Medium’s Matter magazine has a great profile of the photographer Adam Magyar and his extraordinary work adapting scanning technology that has been in use for decades to record “photo finishes” toward a new kind of portraiture:
In a growing body of photographic and video art done over the past decade, Magyar bends conventional representations of time and space, stretching milliseconds into minutes, freezing moments with a resolution that the naked eye could never have perceived. His art evokes such variegated sources as Albert Einstein, Zen Buddhism, even the 1960s TV series The Twilight Zone. The images—sleek silver subway cars, solemn commuters lost in private worlds—are beautiful and elegant, but also produce feelings of disquiet. “These moments I capture are meaningless, there is no story in them, and if you can catch the core, the essence of being, you capture probably everything,” Magyar says in one of the many cryptic comments about his work that reflect both their hypnotic appeal and their elusiveness.
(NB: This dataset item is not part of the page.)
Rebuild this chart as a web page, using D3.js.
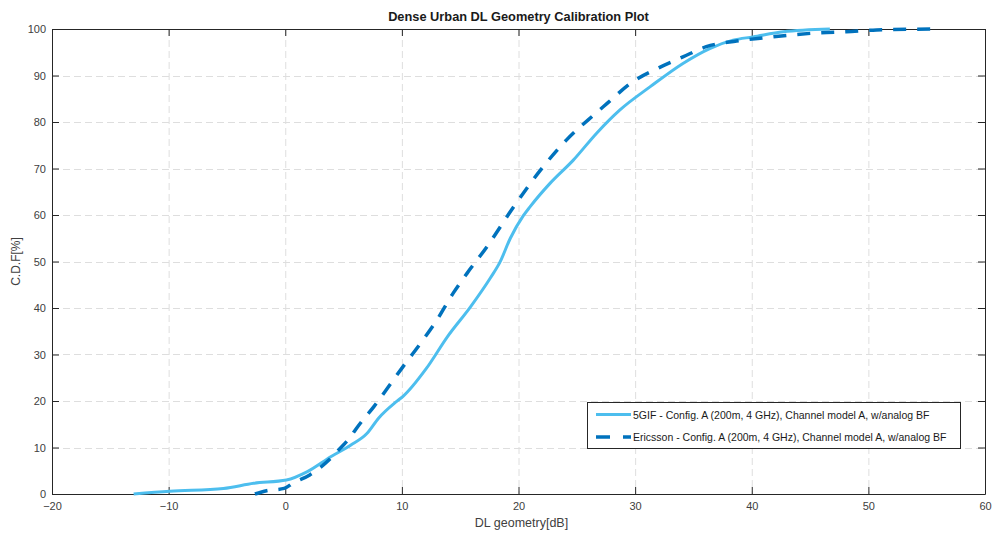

There is a sense of stepping into a different dimension, of inhabiting a space between stillness and movement, a time-warp world where the rules of physics don’t apply.
The profile comes from Magyar’s appearance at Poptech which is well worth viewing not only to understand the ways Magyar adapted the technology and tweaked it with his own engineering and software but also gives you a sense of Magyar’s interest in the “tension” present in the micro-space between still and motion.